Security gaps defy easy fixes
- By Graeme Browning
- Feb 03, 2002
Hackers from the computer security firm Predictive Systems Inc. had no trouble late last year breaking into the Bureau of Indian Affairs' $40 million trust accounting system — they went in through a "back door" of the Interior Department's many Web sites.
That exploit reportedly made U.S. District Judge Royce Lamberth so angry that he issued the order to disconnect all of Interior's computer systems from the Internet. Since then, Lamberth has ordered Interior to get approval from Alan Balaran, the court's special master, before reconnecting its sites.
Balaran so far has demanded that Interior meet a high standard for security on any systems related to Indian trust data. Ensuring the security of this data on systems that were lacking in all measurable aspects requires "careful scrutiny," he wrote in a report filed Jan. 16 with the court.

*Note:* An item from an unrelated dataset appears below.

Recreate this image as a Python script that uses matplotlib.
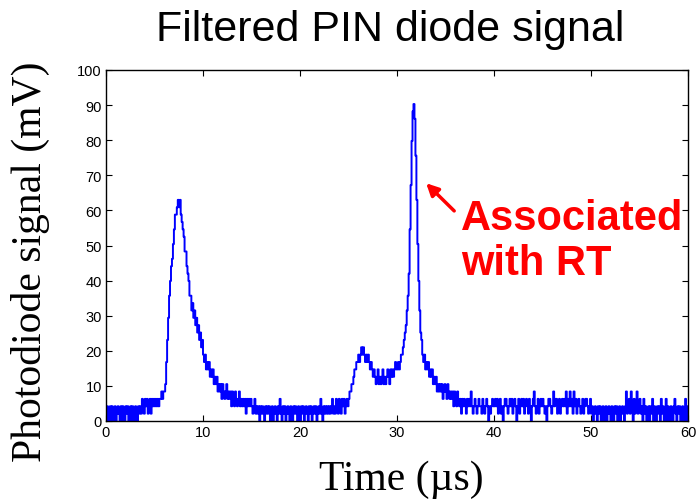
import numpy as np
import matplotlib.pyplot as plt

# photodiode trace, ADC codes sampled every 0.1 us (one row = 5 us)
dt = 0.1
lsb = 2.1  # mV per ADC code
codes_rows = [
    "0 2 0 1 2 0 2 1 0 2 0 1 2 1 0 2 0 2 1 0 2 1 2 0 1 2 0 2 1 0 2 1 0 2 1 2 1 3 2 1 3 2 3 1 2 3 1 3 2 3",
    "2 3 2 3 2 3 3 4 3 4 4 5 8 11 14 17 19 21 22 24 26 28 28 29 30 29 30 28 27 26 25 23 23 21 20 19 17 17 15 16 14 15 13 14 12 13 11 12 10 11",
    "9 8 9 7 8 7 8 6 7 6 7 5 6 5 6 4 5 4 5 3 5 4 3 4 5 3 4 3 4 2 4 3 2 4 3 2 3 4 2 3 2 3 2 3 1 3 2 3 2 3",
    "2 1 2 3 1 2 1 2 0 2 1 2 1 0 2 1 2 1 2 0 1 2 0 1 2 1 0 2 1 3 1 0 2 1 2 0 1 2 1 0 2 1 0 2 1 2 1 0 2 1",
    "0 2 1 2 0 1 2 1 0 2 1 2 0 1 2 1 2 0 1 2 1 3 1 0 2 1 2 1 2 1 2 1 2 3 1 2 1 3 2 1 3 2 1 3 2 3 1 2 3 2",
    "3 4 4 5 5 6 7 7 8 8 9 8 9 10 9 10 9 8 9 8 9 8 7 8 7 6 7 6 5 6 7 5 6 5 6 7 5 6 5 6 7 6 5 7 6 7 6 7 8 7",
    "7 8 7 8 9 9 10 11 12 13 15 17 20 26 32 38 42 43 41 36 30 24 19 15 12 11 9 8 9 7 8 7 8 6 7 6 7 5 6 5 6 4 5 4 5 4 5 3 4 5",
    "4 3 5 4 3 4 3 4 2 4 3 2 4 3 2 3 1 3 2 3 2 1 3 2 3 2 4 2 1 2 3 2 1 2 3 2 2 1 3 2 1 2 3 2 0 2 1 2 3 2",
    "2 3 2 3 1 2 3 1 2 0 2 3 3 2 1 2 3 2 3 1 2 3 2 0 2 3 1 2 3 2 3 1 2 3 2 1 3 2 0 2 3 4 2 1 2 3 1 2 3 2",
    "3 2 1 2 0 2 3 3 2 1 2 4 2 3 3 1 2 3 1 2 3 2 3 2 4 1 3 2 4 2 3 1 4 2 3 1 2 3 2 1 2 3 1 2 3 3 2 1 2 3",
    "1 2 0 1 2 1 0 2 1 2 0 1 2 0 1 2 0 1 2 1 0 2 1 0 2 1 2 0 1 2 0 1 2 1 0 2 4 1 2 3 1 4 2 0 3 1 2 4 1 2",
    "3 1 2 0 3 1 2 0 1 2 0 2 1 3 0 2 1 0 2 1 2 0 3 1 2 0 1 3 0 2 1 0 2 1 0 2 3 1 0 2 1 2 0 1 2 0 1 3 0 2",
]
codes = np.array([int(c) for row in codes_rows for c in row.split()])
signal = codes * lsb
time_us = np.arange(len(codes)) * dt

xticks = [0, 10, 20, 30, 40, 50, 60]
yticks = [0, 10, 20, 30, 40, 50, 60, 70, 80, 90, 100]

fig = plt.figure(figsize=(6.96, 5.02), dpi=100)
ax = fig.add_axes([106 / 696, 80 / 502, 582 / 696, 351 / 502])

ax.plot(time_us, signal, color='#0000ff', linewidth=1.4, drawstyle='steps-post')

ax.set_xlim(0, 60)
ax.set_ylim(0, 100)
ax.set_xticks(xticks)
ax.set_yticks(yticks)
ax.tick_params(direction='in', length=4, width=0.8, top=True, right=True,
               labelsize=10.5, pad=3)
for lab in ax.get_xticklabels() + ax.get_yticklabels():
    lab.set_fontfamily('Liberation Sans')
for sp in ax.spines.values():
    sp.set_linewidth(1.0)

fig.text(390 / 696, 1 - 30 / 502, 'Filtered PIN diode signal', ha='center', va='center',
         fontsize=31, family='Liberation Sans')
fig.text(30 / 696, 1 - 262 / 502, 'Photodiode signal (mV)', ha='center', va='center',
         rotation=90, fontsize=30, family='Liberation Serif')
fig.text(401 / 696, 1 - 480 / 502, 'Time (\u00b5s)', ha='center', va='center',
         fontsize=30, family='Liberation Serif')

# annotation pointing at the second peak
ax.annotate('', xy=(32.8, 68.3), xytext=(36.1, 59.3),
            arrowprops=dict(arrowstyle='-|>', color='#ff0000', lw=2.5, mutation_scale=18))
ax.text(36.6, 63.5, 'Associated\nwith RT', color='#ff0000', fontsize=30,
        fontweight='bold', family='Liberation Sans', ha='left', va='top', linespacing=1.15)

fig.savefig('out.png', dpi=100)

Still, how long can it possibly take to put up firewalls and other security devices on Interior's systems? After all, the agency is one of the smallest in the federal government.
Security, however, isn't nearly as easy as it looks, experts in the field say.
"A firewall is simply a bunch of rules about what data traffic is allowed through that someone could use to gain access to the routers, servers and workstations on the network that are inside the firewall. It sounds more robust than it really is," said Clint Kreitner, president and chief executive officer of the Center for Internet Security.
"There are no silver bullets. A firewall isn't the one and only answer," said Lawrence Rogers of the CERT Coordination Center at Carnegie Mellon University.
"The security continuum runs from 'secure' to 'usable.' The challenge that systems administrators face is where to position themselves on that line," Rogers said. "The most secure system is the one that's turned off and sitting over in the corner. But it's not particularly useful."
Interior is still using one of the two legacy systems that the BIA's Trust Asset and Accounting Management System was supposed to replace, and that exacerbates the security problem, the experts add.
"Retrofitting meaningful security into database code that was not initially designed for that purpose is lengthy and difficult work," said Jon Lasser of Cluestick Consulting, a local computer-security consulting firm.
"Most [legacy] databases were designed before the Internet, back when everyone who worked on them was in a single building and could all know and trust each other," Lasser said. "Adapting from this small-town mentality to the big-city mentality of the Internet requires deep change."